Locale: Ontario, Canada
emu on 08/30/2011 12:40:36 MDT Print View

Emu is another good lean meat that works well in dehydrated applications.

Stephen Barber
(grampa) - MLife

Locale: SoCal
Salt and Water on 08/30/2011 12:50:35 MDT Print View

Eric sez:
"1. salt the hamburger liberally when cooking (in a "riced" or loose fashion) helps it store longer.

2, rinse the cooked hamburger in boiling water to remove most of the fat"

Won't rinsing the meat in boiling water also dissolve and remove the salt?


FWIW, I found some 96% lean hamburger the other day in the grocery store. It dried really nicely!

Sarah Kirkconnell
(sarbar) - F

Locale: In the shadow of Mt. Rainier
Re: Salt and Water on 08/30/2011 21:24:41 MDT Print View

I have never salted beef when drying but in that sense yes, salting does help preserve - but one would want to do it after any rinsing.

Dennis rosloniec
(lpranal) - F

Locale: great lakes
re: venison on 09/14/2011 08:30:31 MDT Print View

Well I had to postpone grand island due to weather, but ended up going out to the western part of the state instead for some mountain biking and camping. The red deer chili turned out perfectly, and I didn't even have to rinse the meat, it was so lean (I did drain it though before adding the other ingredients).
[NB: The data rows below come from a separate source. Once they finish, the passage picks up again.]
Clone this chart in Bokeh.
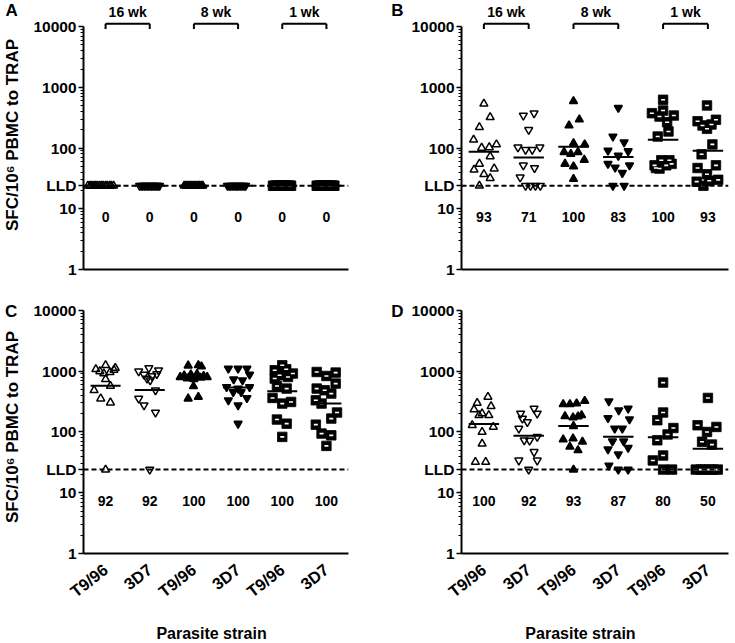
import math
import numpy as np
from bokeh.plotting import figure
from bokeh.models import Range1d, FixedTicker, Span, Label
from bokeh.layouts import row, column
from bokeh.embed import file_html
from bokeh.resources import INLINE
from bokeh.core.properties import value

# ---------------- data ----------------
LLD = 24
categories = [1, 2, 3, 4, 5, 6]
strains = ["T9/96", "3D7", "T9/96", "3D7", "T9/96", "3D7"]
weeks = ["16 wk", "8 wk", "1 wk"]
y_ticks = [1, 10, LLD, 100, 1000, 10000]
y_tick_labels = ["1", "10", "LLD", "100", "1000", "10000"]
count_label_y = 7.3
panel_letters = ["A", "B", "C", "D"]
y_title = "SFC/10\u2076 PBMC to TRAP"
x_title = "Parasite strain"

pct_A = [0, 0, 0, 0, 0, 0]
pct_B = [93, 71, 100, 83, 100, 93]
pct_C = [92, 92, 100, 100, 100, 100]
pct_D = [100, 92, 93, 87, 80, 50]

A_vals = [
    [24, 24, 24, 24, 24, 24, 24, 24, 24, 24, 24, 24, 24, 24],
    [24, 24, 24, 24, 24, 24, 24, 24, 24, 24, 24, 24, 24, 24],
    [24, 24, 24, 24, 24, 24, 24, 24, 24, 24, 24, 24],
    [24, 24, 24, 24, 24, 24, 24, 24, 24, 24, 24, 24],
    [24, 24, 24, 24, 24, 24, 24, 24, 24, 24, 24, 24, 24, 24, 24],
    [24, 24, 24, 24, 24, 24, 24, 24, 24, 24, 24, 24, 24, 24, 24],
]
A_off = [
    [-0.40, -0.35, -0.31, -0.26, -0.22, -0.18, -0.13, -0.09, -0.05, 0.0, 0.04, 0.09, 0.13, 0.18],
    [-0.23, -0.19, -0.16, -0.12, -0.09, -0.05, -0.02, 0.02, 0.05, 0.09, 0.12, 0.16, 0.19, 0.22],
    [-0.22, -0.18, -0.14, -0.10, -0.06, -0.02, 0.02, 0.06, 0.10, 0.13, 0.17, 0.20],
    [-0.24, -0.20, -0.17, -0.13, -0.09, -0.05, -0.02, 0.02, 0.06, 0.10, 0.14, 0.17],
    [-0.21, -0.18, -0.15, -0.12, -0.09, -0.06, -0.03, 0.0, 0.03, 0.06, 0.09, 0.12, 0.15, 0.18, 0.20],
    [-0.22, -0.19, -0.16, -0.13, -0.10, -0.07, -0.04, -0.02, 0.01, 0.04, 0.07, 0.10, 0.13, 0.16, 0.18],
]

B_vals = [
    [537, 323, 221, 137, 101, 103, 115, 73, 55, 44, 46, 37, 32, 24],
    [345, 376, 200, 103, 94, 94, 103, 52, 47, 33, 24, 24, 24, 24],
    [593, 296, 236, 120, 115, 86, 80, 86, 55, 50, 64, 31],
    [461, 155, 125, 91, 75, 89, 55, 48, 39, 52, 24, 24],
    [625, 416, 376, 344, 331, 267, 188, 155, 52, 63, 63, 46, 52, 55, 47],
    [504, 277, 293, 208, 245, 236, 115, 79, 47, 52, 37, 28, 29, 30, 24],
]
B_off = [
    [0.0, 0.14, -0.10, -0.23, -0.05, 0.12, 0.28, 0.14, -0.10, -0.22, 0.23, 0.0, 0.14, -0.10],
    [-0.12, 0.12, 0.0, -0.24, -0.07, 0.08, 0.25, -0.12, 0.13, -0.19, -0.07, 0.04, 0.15, 0.26],
    [0.0, 0.13, -0.10, 0.0, 0.25, -0.21, -0.06, 0.10, -0.19, 0.0, 0.24, 0.0],
    [0.0, -0.12, 0.13, -0.23, 0.0, 0.22, -0.23, -0.07, 0.09, 0.25, -0.12, 0.13],
    [0.0, 0.0, -0.25, 0.24, -0.08, 0.09, 0.12, -0.12, -0.19, -0.04, 0.14, -0.08, 0.07, 0.19, -0.16],
    [-0.02, -0.23, 0.18, -0.02, 0.08, -0.12, 0.10, -0.14, -0.23, 0.18, -0.02, -0.25, 0.03, 0.23, -0.10],
]

C_vals = [
    [1250, 1129, 1075, 1050, 995, 960, 914, 736, 571, 485, 354, 304, 24],
    [1129, 1035, 995, 879, 834, 900, 756, 708, 485, 354, 275, 209, 24],
    [1236, 1250, 1200, 800, 850, 760, 880, 740, 900, 780, 830, 800, 565, 354, 377],
    [1104, 1104, 1104, 879, 736, 708, 550, 517, 550, 455, 455, 332, 363, 275, 137],
    [1250, 1035, 1075, 914, 857, 756, 803, 571, 517, 363, 293, 312, 160, 137, 83],
    [970, 834, 948, 625, 517, 485, 428, 332, 293, 209, 166, 132, 94, 88, 59],
]
C_off = [
    [0.0, 0.22, -0.22, 0.19, -0.13, 0.10, -0.04, 0.0, 0.11, -0.26, -0.11, 0.11, 0.0],
    [-0.02, 0.20, -0.25, -0.13, 0.05, 0.16, -0.06, 0.01, 0.13, -0.25, -0.13, 0.13, 0.0],
    [-0.13, 0.10, 0.17, -0.31, -0.22, -0.15, -0.07, 0.0, 0.07, 0.15, 0.22, 0.30, -0.01, -0.13, 0.10],
    [-0.22, 0.0, 0.20, 0.26, -0.10, 0.10, -0.26, 0.0, 0.26, -0.11, 0.07, -0.22, 0.20, 0.0, 0.0],
    [0.0, -0.17, 0.09, 0.24, -0.06, -0.17, 0.13, -0.12, 0.10, -0.22, 0.0, 0.20, -0.12, 0.10, 0.0],
    [-0.22, 0.0, 0.21, 0.21, -0.22, -0.04, 0.11, -0.24, -0.11, 0.24, 0.11, -0.24, -0.11, 0.11, 0.0],
]

D_vals = [
    [377, 300, 265, 234, 201, 188, 188, 129, 121, 100, 64, 32, 32],
    [201, 243, 201, 146, 114, 83, 73, 72, 47, 34, 34, 166, 24],
    [286, 286, 295, 324, 181, 173, 188, 180, 125, 75, 78, 69, 57, 50, 24],
    [320, 228, 243, 170, 162, 114, 114, 70, 70, 52, 55, 43, 28, 24, 24],
    [649, 209, 156, 116, 91, 73, 41, 34, 24, 24],
    [363, 129, 121, 100, 69, 62, 24, 24, 24, 24, 24, 24],
]
D_off = [
    [0.09, -0.15, 0.16, -0.22, -0.04, 0.11, -0.11, -0.26, 0.21, -0.04, -0.04, -0.19, 0.04],
    [-0.18, 0.12, 0.19, -0.03, -0.22, 0.19, -0.10, 0.02, 0.12, -0.22, 0.19, -0.14, 0.0],
    [-0.23, -0.08, 0.07, 0.25, -0.19, -0.01, 0.18, 0.10, 0.0, -0.23, -0.01, 0.20, -0.08, 0.10, 0.0],
    [-0.21, 0.01, 0.22, -0.23, 0.25, -0.08, 0.09, -0.13, 0.12, -0.23, 0.22, 0.0, -0.21, 0.0, 0.22],
    [0.0, 0.0, -0.13, 0.23, 0.10, -0.13, 0.0, -0.23, 0.0, 0.20],
    [0.0, -0.23, 0.19, -0.02, -0.13, 0.09, -0.27, -0.16, -0.08, 0.03, 0.12, 0.22],
]

# ---------------- styling / layout ----------------
FONT = "Liberation Sans"
markers = ["triangle", "inverted_triangle", "triangle", "inverted_triangle", "square", "square"]
filled = [False, False, True, True, True, True]
minor = [m * 10 ** e for e in range(4) for m in range(2, 10)]


def panel(letter, vals, offs, pcts, geo):
    W, H = geo["W"], geo["H"]
    left, right = geo["frame_left"], geo["frame_right"]
    top, bottom = geo["frame_top"], geo["frame_bottom"]
    dec = geo["decade"]
    x0, x1 = geo["xr"]
    ppu = (right - left) / (x1 - x0)
    top_row = geo["top_row"]

    def dx(px):
        return x0 + (px - left) / ppu

    def dy(py):
        return 10 ** ((bottom - py) / dec)

    p = figure(width=W, height=H, x_range=Range1d(x0, x1),
               y_range=Range1d(1, dy(top)), y_axis_type="log",
               output_backend="svg", toolbar_location=None, title=None,
               min_border_left=left - geo["page_x"], min_border_right=geo["page_x"] + W - right,
               min_border_top=top - geo["page_y"], min_border_bottom=geo["page_y"] + H - bottom)
    p.outline_line_color = None
    p.xgrid.visible = False
    p.ygrid.visible = False

    yax = p.yaxis[0]
    yax.ticker = FixedTicker(ticks=y_ticks, minor_ticks=minor)
    yax.major_label_overrides = {t: l for t, l in zip(y_ticks, y_tick_labels)}
    yax.bounds = (1, 10000)
    yax.axis_line_width = 2
    yax.major_tick_in = 0
    yax.major_tick_out = 5
    yax.minor_tick_in = 0
    yax.minor_tick_out = 3
    yax.major_tick_line_width = 1.5
    yax.minor_tick_line_width = 1
    yax.major_label_text_font = FONT
    yax.major_label_text_font_style = "bold"
    yax.major_label_text_font_size = "15.5px"
    yax.major_label_text_color = "black"
    yax.major_label_standoff = 2
    if geo.get("ytitle"):
        yax.axis_label = y_title
        yax.axis_label_text_font = FONT
        yax.axis_label_text_font_style = "bold"
        yax.axis_label_text_font_size = "17px"
        yax.axis_label_text_color = "black"
        yax.axis_label_standoff = 8

    xax = p.xaxis[0]
    xax.axis_line_width = 2
    xax.major_tick_line_color = None
    xax.minor_tick_line_color = None
    if top_row:
        xax.ticker = FixedTicker(ticks=[])
    else:
        xax.ticker = FixedTicker(ticks=categories)
        xax.major_label_overrides = {c: s for c, s in zip(categories, strains)}
        xax.major_label_orientation = 0.66
        xax.major_label_text_font = FONT
        xax.major_label_text_font_style = "bold"
        xax.major_label_text_font_size = "16.5px"
        xax.major_label_text_color = "black"
        xax.major_label_standoff = 8

    p.add_layout(Span(location=LLD, dimension="width", line_color="black",
                      line_width=2, line_dash="5 3"))

    for i, (v, o) in enumerate(zip(vals, offs)):
        c = categories[i]
        xs = [c + d for d in o]
        if markers[i] == "square":
            p.scatter(xs, v, marker="square", size=9.5, fill_color="black",
                      line_color="black", line_width=0.8)
            p.rect(x=xs, y=v, width=4, height=1.6, width_units="screen",
                   height_units="screen", fill_color="white", line_color=None)
        else:
            p.scatter(xs, v, marker=markers[i], size=8,
                      fill_color="black" if filled[i] else None,
                      line_color="black", line_width=1.5)
        gm = 10 ** np.mean(np.log10(v))
        p.segment(x0=[c - 0.34], x1=[c + 0.34], y0=[gm], y1=[gm],
                  line_color="black", line_width=2)

    p.text(x=categories, y=[count_label_y] * 6, text=[str(q) for q in pcts],
           text_font=value(FONT), text_font_style="bold", text_font_size=value("14px"),
           text_align="center", text_baseline="middle", text_color="black")

    if top_row:
        yb, yt, yl = dy(23.3), dy(28.5), dy(11)
        for k, wk in enumerate(weeks):
            a, b = categories[2 * k], categories[2 * k + 1]
            p.segment(x0=[a, a, b], x1=[b, a, b], y0=[yb, yb, yb], y1=[yb, yt, yt],
                      line_color="black", line_width=2)
            p.text(x=[(a + b) / 2], y=[yl], text=[wk], text_font=value(FONT),
                   text_font_style="bold", text_font_size=value("14px"),
                   text_align="center", text_baseline="middle", text_color="black")
    else:
        p.add_layout(Label(x=dx(geo["xtitle_x"]), y=dy(633), text=x_title,
                           text_font=FONT, text_font_style="bold",
                           text_font_size="16px", text_align="center",
                           text_baseline="middle", text_color="black"), "below")

    lx, ly = geo["letter"]
    p.add_layout(Label(x=dx(lx), y=dy(ly), text=letter, text_font=FONT,
                       text_font_style="bold", text_font_size="17px",
                       text_align="center", text_baseline="middle", text_color="black"),
                 geo["letter_side"])
    return p


geoA = dict(W=388, H=300, page_x=0, page_y=0, frame_left=81, frame_right=348,
            frame_top=0, frame_bottom=269, decade=60.7, xr=(0.5, 6.5), top_row=True,
            letter=(8.5, 10), letter_side="right", ytitle=True)
geoB = dict(W=347, H=300, page_x=388, page_y=0, frame_left=461, frame_right=728,
            frame_top=0, frame_bottom=269, decade=60.7, xr=(0.5, 6.46), top_row=True,
            letter=(397, 10), letter_side="left")
geoC = dict(W=388, H=343, page_x=0, page_y=300, frame_left=81, frame_right=348,
            frame_top=300, frame_bottom=553, decade=60.77, xr=(0.5, 6.5), top_row=False,
            letter=(8, 311), letter_side="right", ytitle=True, xtitle_x=210)
geoD = dict(W=347, H=343, page_x=388, page_y=300, frame_left=461, frame_right=728,
            frame_top=300, frame_bottom=553, decade=60.77, xr=(0.5, 6.46), top_row=False,
            letter=(397, 311), letter_side="left", xtitle_x=580)

pA = panel(panel_letters[0], A_vals, A_off, pct_A, geoA)
pB = panel(panel_letters[1], B_vals, B_off, pct_B, geoB)
pC = panel(panel_letters[2], C_vals, C_off, pct_C, geoC)
pD = panel(panel_letters[3], D_vals, D_off, pct_D, geoD)

layout = column(row(pA, pB), row(pC, pD))
open("out.html", "w").write(file_html(layout, INLINE))
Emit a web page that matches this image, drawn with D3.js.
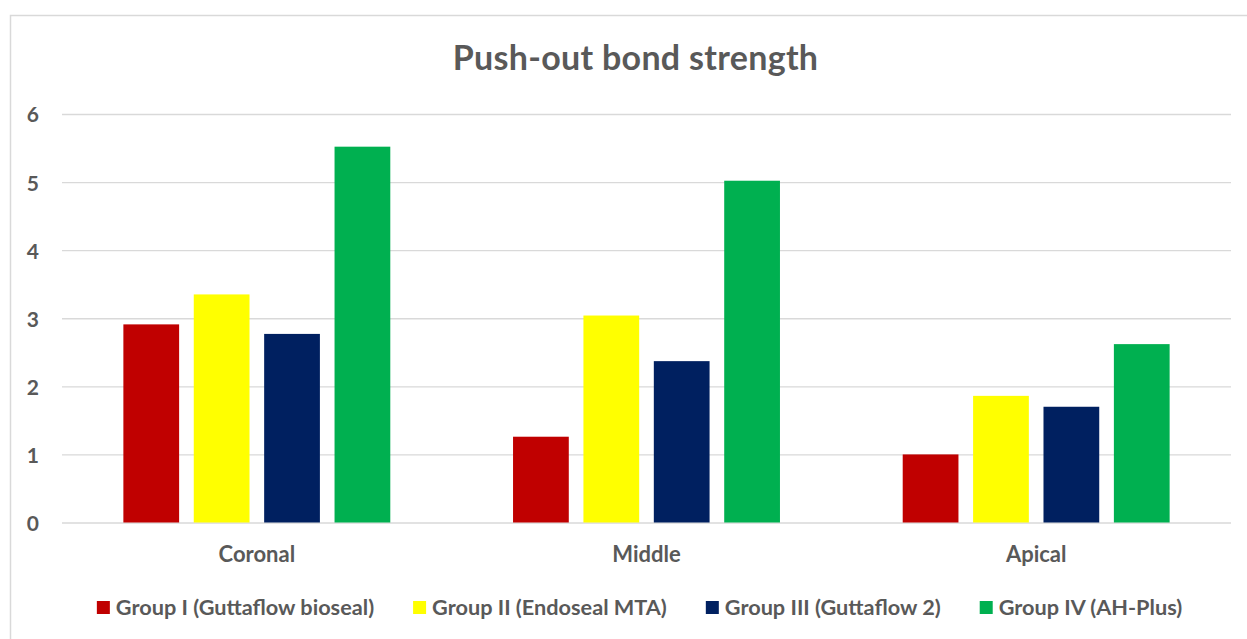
<!DOCTYPE html>
<html>
<head>
<meta charset="utf-8">
<script src="https://cdn.jsdelivr.net/npm/d3@7"></script>
<style>
  body { margin: 0; background: #fff; }
  text { font-family: Lato, "Open Sans", sans-serif; font-weight: bold; fill: #595959; }
</style>
</head>
<body>
<div id="chart"></div>
<script>
const width = 1247, height = 639;

// data
const regions = ["Coronal", "Middle", "Apical"];
const groups = [
  "Group I (Guttaflow bioseal)",
  "Group II (Endoseal MTA)",
  "Group III (Guttaflow 2)",
  "Group IV (AH-Plus)"
];
const groupColors = ["#C00000", "#FFFF00", "#002060", "#00B050"];
const groupI   = [2.91, 1.26, 1.00];
const groupII  = [3.35, 3.04, 1.86];
const groupIII = [2.77, 2.37, 1.70];
const groupIV  = [5.52, 5.02, 2.62];
const yTicks = [0, 1, 2, 3, 4, 5, 6];

const seriesValues = [groupI, groupII, groupIII, groupIV];
const data = regions.map((r, i) => ({
  region: r,
  values: groups.map((g, j) => ({ group: g, value: seriesValues[j][i] }))
}));

const margin = { top: 114, right: 16, bottom: 116.5, left: 62 };
const innerWidth = width - margin.left - margin.right;
const innerHeight = height - margin.top - margin.bottom;

const svg = d3.select("#chart")
  .append("svg")
    .attr("width", width)
    .attr("height", height)
    .style("display", "block");

// chart frame: only its left and top edges are in the picture
svg.append("path")
  .attr("d", `M10.5,${height} V15.5 H${width}`)
  .attr("fill", "none")
  .attr("stroke", "#d9d9d9")
  .attr("stroke-width", 1.5);

svg.append("text")
  .attr("x", 635.5)
  .attr("y", 70)
  .attr("text-anchor", "middle")
  .style("font-size", "34px")
  .style("letter-spacing", "0.3px")
  .text("Push-out bond strength");

const innerChart = svg.append("g")
  .attr("transform", `translate(${margin.left}, ${margin.top})`);

const xScale = d3.scaleBand()
  .domain(regions)
  .range([0, innerWidth])
  .paddingInner(0.315)
  .paddingOuter(0.1575);

const xInner = d3.scaleBand()
  .domain(groups)
  .range([0, xScale.bandwidth()])
  .paddingInner(0.208)
  .paddingOuter(0);

const yScale = d3.scaleLinear()
  .domain([0, 6])
  .range([innerHeight, 0]);

const colorScale = d3.scaleOrdinal()
  .domain(groups)
  .range(groupColors);

// gridlines
const grid = innerChart.append("g")
  .call(d3.axisLeft(yScale).tickValues(yTicks).tickSize(-innerWidth).tickFormat(""));
grid.select(".domain").remove();
grid.selectAll(".tick text").remove();
grid.selectAll(".tick line")
  .attr("stroke", "#d9d9d9")
  .attr("stroke-width", 1.3);

// bars
innerChart.selectAll(".cluster")
  .data(data)
  .join("g")
    .attr("class", "cluster")
    .attr("transform", d => `translate(${xScale(d.region)}, 0)`)
  .selectAll("rect")
  .data(d => d.values)
  .join("rect")
    .attr("x", d => xInner(d.group))
    .attr("y", d => yScale(d.value))
    .attr("width", xInner.bandwidth())
    .attr("height", d => innerHeight - yScale(d.value))
    .attr("fill", d => colorScale(d.group));

// y labels
const leftAxis = innerChart.append("g")
  .call(d3.axisLeft(yScale).tickValues(yTicks).tickFormat(d3.format("d")).tickSize(0).tickPadding(23));
leftAxis.select(".domain").remove();
leftAxis.selectAll("text")
  .attr("dy", "0.38em")
  .style("font-size", "21px");

// x labels
const bottomAxis = innerChart.append("g")
  .attr("transform", `translate(0, ${innerHeight})`)
  .call(d3.axisBottom(xScale).tickSize(0).tickPadding(0));
bottomAxis.select(".domain").remove();
bottomAxis.selectAll("text")
  .attr("y", 39)
  .attr("dy", null)
  .style("font-size", "22px");

// legend, centred under the chart
const legend = svg.append("g");
const items = legend.selectAll("g")
  .data(groups)
  .join("g");
items.append("rect")
  .attr("y", 601)
  .attr("width", 13)
  .attr("height", 13)
  .attr("fill", d => colorScale(d));
items.append("text")
  .attr("x", 19)
  .attr("y", 615)
  .style("font-size", "21.7px")
  .text(d => d);

let cursor = 0;
items.each(function () {
  const w = d3.select(this).select("text").node().getComputedTextLength();
  d3.select(this).attr("transform", `translate(${cursor}, 0)`);
  cursor += 19 + w + 39;
});
const legendWidth = cursor - 39;
legend.attr("transform", `translate(${(96 + 1183) / 2 - legendWidth / 2}, 0)`);
</script>
</body>
</html>
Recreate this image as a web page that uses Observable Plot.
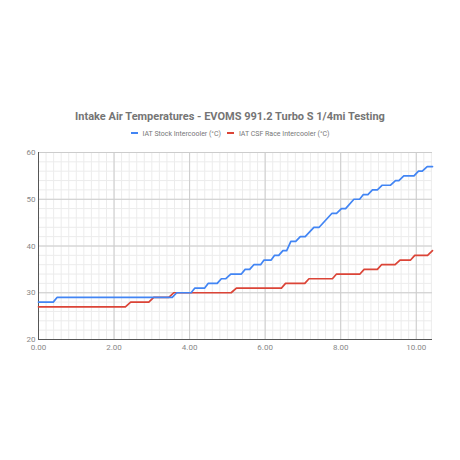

Rehydrated in about 10 minutes, with some whole grain goldfish crackers it was amazing!

Laurie Ann March
(Laurie_Ann) - F

Locale: Ontario, Canada
chili on 09/14/2011 08:54:07 MDT Print View

sounds like it was delicious... nothing better than a great meal to complete the day

Michael Levy
(neweyes) - F
dehydrate with cheese? on 07/02/2012 17:15:55 MDT Print View

just stumbled on this old thread as i'm prepping food for a colorado trail thru-hike. quick question: did you include the cheese prior to dehydrating? thanks!

Tim Zen
(asdzxc57) - F

Locale: MI
Re: dehydrate with cheese? on 07/02/2012 20:15:44 MDT Print View

Can't dehydrate fat. Add cheese later.

j lan
(justaddfuel) - F

Locale: MN
Re: dehydrate with cheese? on 07/02/2012 22:52:09 MDT Print View

I would bring a block of hard cheddar and slice it on top, should last at least a week.